• Work to do:
Reproduce the material in full, unchanged.

-- start of Supplied records --

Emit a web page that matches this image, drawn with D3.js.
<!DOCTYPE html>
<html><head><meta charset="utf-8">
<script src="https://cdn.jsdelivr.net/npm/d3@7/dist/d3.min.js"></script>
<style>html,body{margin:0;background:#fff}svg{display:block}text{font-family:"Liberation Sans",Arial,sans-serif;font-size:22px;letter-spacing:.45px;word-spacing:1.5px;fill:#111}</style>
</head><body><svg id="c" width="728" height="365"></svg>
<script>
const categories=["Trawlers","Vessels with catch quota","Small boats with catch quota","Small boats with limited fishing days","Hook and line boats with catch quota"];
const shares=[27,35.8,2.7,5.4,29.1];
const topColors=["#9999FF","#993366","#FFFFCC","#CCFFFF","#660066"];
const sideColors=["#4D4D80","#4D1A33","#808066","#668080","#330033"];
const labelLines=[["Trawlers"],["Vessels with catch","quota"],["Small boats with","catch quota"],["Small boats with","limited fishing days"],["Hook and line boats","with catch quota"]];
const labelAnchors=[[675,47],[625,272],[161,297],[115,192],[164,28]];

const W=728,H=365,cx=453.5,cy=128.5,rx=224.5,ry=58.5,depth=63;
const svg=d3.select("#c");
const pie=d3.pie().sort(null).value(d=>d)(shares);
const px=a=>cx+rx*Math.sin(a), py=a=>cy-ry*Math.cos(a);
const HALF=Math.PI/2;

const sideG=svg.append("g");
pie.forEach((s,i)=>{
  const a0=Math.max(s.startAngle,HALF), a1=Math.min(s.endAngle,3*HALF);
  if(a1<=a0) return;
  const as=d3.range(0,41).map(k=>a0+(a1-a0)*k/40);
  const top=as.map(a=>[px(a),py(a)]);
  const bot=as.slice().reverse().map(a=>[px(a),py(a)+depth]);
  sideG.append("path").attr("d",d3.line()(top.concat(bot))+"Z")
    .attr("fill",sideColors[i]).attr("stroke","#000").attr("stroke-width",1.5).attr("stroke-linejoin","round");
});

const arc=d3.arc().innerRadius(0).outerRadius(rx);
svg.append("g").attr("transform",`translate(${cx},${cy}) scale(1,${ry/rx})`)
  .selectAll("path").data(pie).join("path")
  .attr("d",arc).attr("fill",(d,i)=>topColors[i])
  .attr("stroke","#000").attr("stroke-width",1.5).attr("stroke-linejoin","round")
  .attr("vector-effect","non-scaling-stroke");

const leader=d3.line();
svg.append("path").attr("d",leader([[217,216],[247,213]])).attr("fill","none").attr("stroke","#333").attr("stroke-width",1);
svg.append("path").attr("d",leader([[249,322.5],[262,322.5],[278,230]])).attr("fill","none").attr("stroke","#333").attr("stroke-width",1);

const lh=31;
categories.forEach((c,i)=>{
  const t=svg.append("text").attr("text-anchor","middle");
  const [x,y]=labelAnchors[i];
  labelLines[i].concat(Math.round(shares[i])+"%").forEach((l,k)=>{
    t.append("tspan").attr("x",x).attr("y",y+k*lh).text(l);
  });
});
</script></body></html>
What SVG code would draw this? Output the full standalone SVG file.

-- end of Supplied records --

• Expected output:
Emit a web page that matches this image, drawn with D3.js.
<!DOCTYPE html>
<html><head><meta charset="utf-8">
<script src="https://cdn.jsdelivr.net/npm/d3@7/dist/d3.min.js"></script>
<style>html,body{margin:0;background:#fff}svg{display:block}text{font-family:"Liberation Sans",Arial,sans-serif;font-size:22px;letter-spacing:.45px;word-spacing:1.5px;fill:#111}</style>
</head><body><svg id="c" width="728" height="365"></svg>
<script>
const categories=["Trawlers","Vessels with catch quota","Small boats with catch quota","Small boats with limited fishing days","Hook and line boats with catch quota"];
const shares=[27,35.8,2.7,5.4,29.1];
const topColors=["#9999FF","#993366","#FFFFCC","#CCFFFF","#660066"];
const sideColors=["#4D4D80","#4D1A33","#808066","#668080","#330033"];
const labelLines=[["Trawlers"],["Vessels with catch","quota"],["Small boats with","catch quota"],["Small boats with","limited fishing days"],["Hook and line boats","with catch quota"]];
const labelAnchors=[[675,47],[625,272],[161,297],[115,192],[164,28]];

const W=728,H=365,cx=453.5,cy=128.5,rx=224.5,ry=58.5,depth=63;
const svg=d3.select("#c");
const pie=d3.pie().sort(null).value(d=>d)(shares);
const px=a=>cx+rx*Math.sin(a), py=a=>cy-ry*Math.cos(a);
const HALF=Math.PI/2;

const sideG=svg.append("g");
pie.forEach((s,i)=>{
  const a0=Math.max(s.startAngle,HALF), a1=Math.min(s.endAngle,3*HALF);
  if(a1<=a0) return;
  const as=d3.range(0,41).map(k=>a0+(a1-a0)*k/40);
  const top=as.map(a=>[px(a),py(a)]);
  const bot=as.slice().reverse().map(a=>[px(a),py(a)+depth]);
  sideG.append("path").attr("d",d3.line()(top.concat(bot))+"Z")
    .attr("fill",sideColors[i]).attr("stroke","#000").attr("stroke-width",1.5).attr("stroke-linejoin","round");
});

const arc=d3.arc().innerRadius(0).outerRadius(rx);
svg.append("g").attr("transform",`translate(${cx},${cy}) scale(1,${ry/rx})`)
  .selectAll("path").data(pie).join("path")
  .attr("d",arc).attr("fill",(d,i)=>topColors[i])
  .attr("stroke","#000").attr("stroke-width",1.5).attr("stroke-linejoin","round")
  .attr("vector-effect","non-scaling-stroke");

const leader=d3.line();
svg.append("path").attr("d",leader([[217,216],[247,213]])).attr("fill","none").attr("stroke","#333").attr("stroke-width",1);
svg.append("path").attr("d",leader([[249,322.5],[262,322.5],[278,230]])).attr("fill","none").attr("stroke","#333").attr("stroke-width",1);

const lh=31;
categories.forEach((c,i)=>{
  const t=svg.append("text").attr("text-anchor","middle");
  const [x,y]=labelAnchors[i];
  labelLines[i].concat(Math.round(shares[i])+"%").forEach((l,k)=>{
    t.append("tspan").attr("x",x).attr("y",y+k*lh).text(l);
  });
});
</script></body></html>
What SVG code would draw this? Output the full standalone SVG file.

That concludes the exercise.